Signal: If sentiment is high but delivery signals are weak, you are being reassured—not informed.

6. The Slippery Answer

What you hear:

  • “Yes, that’s being worked on”
  • “We’re comfortable with where things are”
  • “It’s progressing as expected”

What is happening:
Answers sound acceptable but contain no commitment.

Live example:
You ask:

“Is the asset register fully reconciled?”

Response:

“We’ve made significant progress and are working through remaining items.”

Translation: No, but we are not saying that directly.

Signal: If you cannot extract a clear “Yes / No / By When,” you do not have control.

7. The Blame Drift

What you hear:

  • “The business hasn’t finalised requirements”
  • “The vendor needs more input”
  • “Dependencies are causing delays”

What is happening:
Accountability is diluted across parties.

Live example:
Procurement design is incomplete.

  • Vendor says: “Waiting on business”
  • Business says: “Waiting on vendor guidance”

No owner. No progress.

Signal: When everyone is involved, no one is accountable.

Why This Happens

This is not incompetence alone. It is structural.

  • Vendors protect commercial position
  • Project Managers protect delivery optics
  • Internal teams avoid escalation
  • Executives signal preference for “good news”

Over time, a system forms where:

Clarity becomes risky.
Ambiguity becomes safe.

The Real Cost

By the time reality surfaces:

  • Data is not ready
  • Processes are not aligned
  • Users are not prepared
  • Controls are weak

And then:

  • Go-live is delayed, or worse—forced
  • Confidence collapses
  • Cost escalates
  • Blame intensifies

Most critically:

The organisation loses trust in the system before it even stabilises.

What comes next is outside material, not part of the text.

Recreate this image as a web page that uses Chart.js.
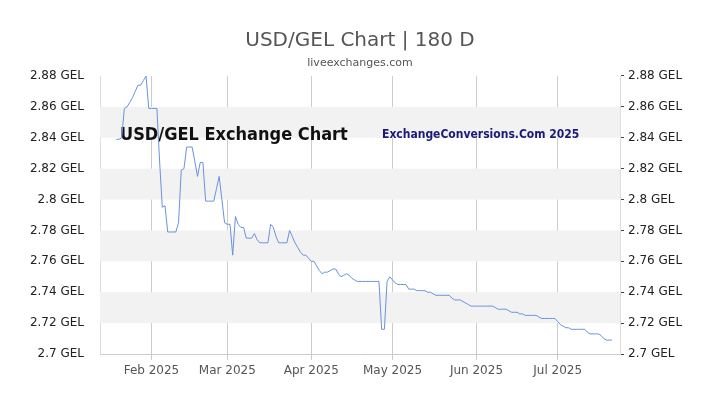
<!DOCTYPE html>
<html><head><meta charset="utf-8">
<script src="https://cdn.jsdelivr.net/npm/chart.js@4"></script>
<style>html,body{margin:0;padding:0;background:#fff}#c{display:block}</style>
</head><body>
<canvas id="c" width="720" height="405"></canvas>
<script>
const axisStart = [2025, 0, 13];
const leadingEmptyDays = 6;
const trailingEmptyDays = 3;
const rates = [
2.839,2.839,2.840,2.859,2.860,2.863,2.866,2.870,2.874,2.874,2.877,2.880,
2.859,2.859,2.859,2.859,2.825,2.795,2.796,2.779,2.779,2.779,2.779,2.785,
2.819,2.820,2.834,2.834,2.834,2.825,2.815,2.824,2.824,2.799,2.799,2.799,
2.799,2.807,2.815,2.800,2.785,2.784,2.784,2.764,2.789,2.784,2.782,2.782,
2.775,2.775,2.775,2.778,2.774,2.772,2.772,2.772,2.772,2.784,2.782,2.776,
2.772,2.772,2.772,2.772,2.780,2.776,2.772,2.769,2.766,2.764,2.764,2.762,
2.760,2.760,2.757,2.754,2.752,2.753,2.753,2.754,2.755,2.755,2.752,2.750,
2.751,2.752,2.751,2.749,2.748,2.747,2.747,2.747,2.747,2.747,2.747,2.747,
2.747,2.747,2.716,2.716,2.747,2.750,2.748,2.746,2.745,2.745,2.745,2.745,
2.742,2.742,2.742,2.741,2.741,2.741,2.741,2.740,2.740,2.739,2.738,2.738,
2.738,2.738,2.738,2.738,2.736,2.735,2.735,2.735,2.734,2.733,2.732,2.731,
2.731,2.731,2.731,2.731,2.731,2.731,2.731,2.731,2.730,2.729,2.729,2.729,
2.729,2.728,2.727,2.727,2.727,2.726,2.726,2.725,2.725,2.725,2.725,2.725,
2.724,2.723,2.723,2.723,2.723,2.723,2.723,2.721,2.719,2.718,2.717,2.717,
2.716,2.716,2.716,2.716,2.716,2.716,2.714,2.713,2.713,2.713,2.713,2.712,
2.710,2.709,2.709,2.709];
const monthNames = ['Jan','Feb','Mar','Apr','May','Jun','Jul','Aug'];
const yTicks = [2.70,2.72,2.74,2.76,2.78,2.80,2.82,2.84,2.86,2.88];
const bands = [[2.84,2.86],[2.80,2.82],[2.76,2.78],[2.72,2.74]];

const series = Array(leadingEmptyDays).fill(null).concat(rates, Array(trailingEmptyDays).fill(null));
const dates = series.map((_, i) => new Date(axisStart[0], axisStart[1], axisStart[2] + i));
const labels = dates.map(d => d.getDate() === 1 ? monthNames[d.getMonth()] + ' ' + d.getFullYear() : '');

const fmt = v => (Math.round(v * 100) / 100) + ' GEL';
const isMajor = v => Math.abs(Math.round(v * 50) - v * 50) < 1e-6;

const deco = {
  id: 'deco',
  beforeDatasetsDraw(chart) {
    const {ctx, chartArea: a, scales: {y}} = chart;
    ctx.save();
    ctx.fillStyle = '#f2f2f2';
    bands.forEach(([lo, hi]) => {
      const t = y.getPixelForValue(hi), b = y.getPixelForValue(lo);
      ctx.fillRect(a.left, t, a.right - a.left, b - t);
    });
    ctx.font = 'bold 18px "Liberation Sans Narrow", "DejaVu Sans Condensed", sans-serif';
    ctx.fillStyle = '#111';
    ctx.textBaseline = 'middle';
    ctx.fillText('USD/GEL Exchange Chart', 120, 135);
    ctx.font = 'bold 12px "Liberation Sans Narrow", "DejaVu Sans Condensed", sans-serif';
    ctx.fillStyle = '#1a1a7a';
    ctx.fillText('ExchangeConversions.Com 2025', 382, 135);
    ctx.restore();
  },
  afterDraw(chart) {
    const ctx = chart.ctx;
    ctx.save();
    ctx.textAlign = 'center';
    ctx.fillStyle = '#555';
    ctx.font = '20px "DejaVu Sans", sans-serif';
    ctx.fillText('USD/GEL Chart | 180 D', 360, 46);
    ctx.font = '11px "DejaVu Sans", sans-serif';
    ctx.fillText('liveexchanges.com', 360, 66);
    ctx.restore();
  }
};

new Chart(document.getElementById('c'), {
  type: 'line',
  data: { labels, datasets: [{ data: series, borderColor: '#6a92dc', borderWidth: 1, pointRadius: 0, tension: 0, yAxisID: 'y', spanGaps: false }] },
  options: {
    responsive: false, animation: false,
    layout: { padding: { top: 76, left: 0, right: 0, bottom: 0 } },
    plugins: { legend: { display: false }, tooltip: { enabled: false } },
    scales: {
      x: {
        offset: false,
        ticks: { autoSkip: false, maxRotation: 0, color: '#555', font: { size: 12, family: 'DejaVu Sans' }, padding: 4 },
        grid: { color: c => labels[c.index] ? '#cccccc' : 'rgba(0,0,0,0)', drawTicks: true, tickLength: 6 },
        border: { color: '#ccc' },
        afterFit: s => { s.height = 51; }
      },
      y: {
        position: 'left', min: 2.70, max: 2.88,
        afterBuildTicks: s => { s.ticks = yTicks.map(v => ({ value: v })); },
        ticks: { callback: v => fmt(v), color: '#222', font: { size: 12, family: 'DejaVu Sans' }, padding: 8 },
        grid: { display: false },
        border: { color: '#ddd' },
        afterFit: s => { s.width = 100; }
      },
      y2: {
        position: 'right', min: 2.70, max: 2.88,
        afterBuildTicks: s => { const t = []; for (let i = 0; i <= 18; i++) t.push({ value: 2.70 + i * 0.01 }); s.ticks = t; },
        ticks: { callback: v => isMajor(v) ? fmt(v) : '', color: '#222', font: { size: 12, family: 'DejaVu Sans' }, padding: 4 },
        grid: { drawOnChartArea: false, tickLength: 4, color: '#444' },
        border: { color: '#ddd' },
        afterFit: s => { s.width = 100; }
      }
    }
  },
  plugins: [deco]
});
</script>
</body></html>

Reframing the Role of SteerCo

SteerCo is not there to receive updates.

It exists to:

  • Interrogate reality
  • Force clarity
  • Anchor accountability
  • Make decisions under uncertainty

The shift required:

From:

“Are we on track?”

To:

“What is not working—and who owns fixing it?”

What to Do Next (Practical Control Moves)

Most governance frameworks focus on what the project team should do.

Start with what you, as Sponsor or SteerCo, must change.

Because one uncomfortable truth sits underneath all of this:

If you consistently receive polished updates instead of reality, it is often because the environment rewards polish.

1. Create Permission for Bad News

Make it explicit:

  • “We expect to hear what is not working.”
  • “Early risk is valued more than late surprises.”

Then reinforce it in behaviour:

  • Do not react defensively
  • Do not penalise escalation
  • Do not rush to solutions before understanding

If people sense that bad news creates discomfort at the top, they will filter it before it reaches you.

2. Start with Facts, Not Narratives

Reset the structure of updates:

Ask for:

  • What is proven (evidence-based)
  • What is assumed
  • What is failing or at risk

Before any commentary, sentiment, or storyline.

Example shift:

Instead of:

“Testing is progressing well”

Require:

“412 test cases executed, 96 failed, payroll scenarios not yet validated”

Facts anchor reality. Narratives can distort it.

3. Listen with Intent, Not Comfort

In most SteerCo rooms, listening is passive.
Updates are heard, not interrogated.

Change the posture:

  • Listen for gaps, not just statements
  • Listen for what is avoided, not just what is said
  • Listen for ownership clarity, not activity

If something feels unclear, it usually is.

4. Challenge Your Own Preference for “Good News”

A critical self-check:

  • Do you move faster when updates are positive?
  • Do you slow down or disengage when issues are raised?
  • Do you unconsciously reward confidence over accuracy?

If yes, the system adapts to you.

Teams optimise for executive preference.

If you prefer reassurance, you will receive it—at the cost of visibility.

5. Demand Direct Answers

Every critical question must result in:

  • Clear answer (Yes / No / Not ready)
  • Named owner
  • Defined date

Reject:

  • “In progress”
  • “Being worked on”
  • “We are comfortable”

Clarity is a discipline, not a by-product.

6. Translate Everything to Business Impact

Do not accept technical framing in isolation.

Force translation:

  • What does this mean for payroll accuracy?
  • What does this mean for revenue collection?
  • What does this mean for service delivery on Day 1?

If impact is unclear, the issue is not understood.

7. Track Decision Latency

Monitor:

  • Which decisions are pending
  • How long they have been pending
  • Why they are not being made

Delays signal hidden complexity, avoidance, or misalignment.

8. Enforce Single-Point Accountability

For every risk, issue, or deliverable:

  • One accountable owner
  • Not a group
  • Not “the team”

Diffuse ownership is a primary source of slippage.

9. Replace Status Colours with Evidence

Remove reliance on:

  • Green / Amber / Red

Ask instead:

  • What has been validated end-to-end?
  • What has not been tested in real conditions?
  • What could fail at go-live?

Colour is perception. Evidence is control.

10. Introduce the “Clarity Test”

At the end of each update, ask:

  • Can this be explained clearly in 2 minutes?
  • Do we know what will break next?
  • Are we hearing reality—or a managed version of it?

If clarity is missing, governance has not occurred.

Bottom Line

You do not eliminate “B.S.” by asking better questions alone.

You eliminate it by removing the incentive to provide it.

That starts with:

  • Openness to uncomfortable truths
  • Discipline in demanding facts
  • Willingness to hear what you may not want to hear

Because in ERP programs:

The quality of information you receive is a direct reflection of the environment you create.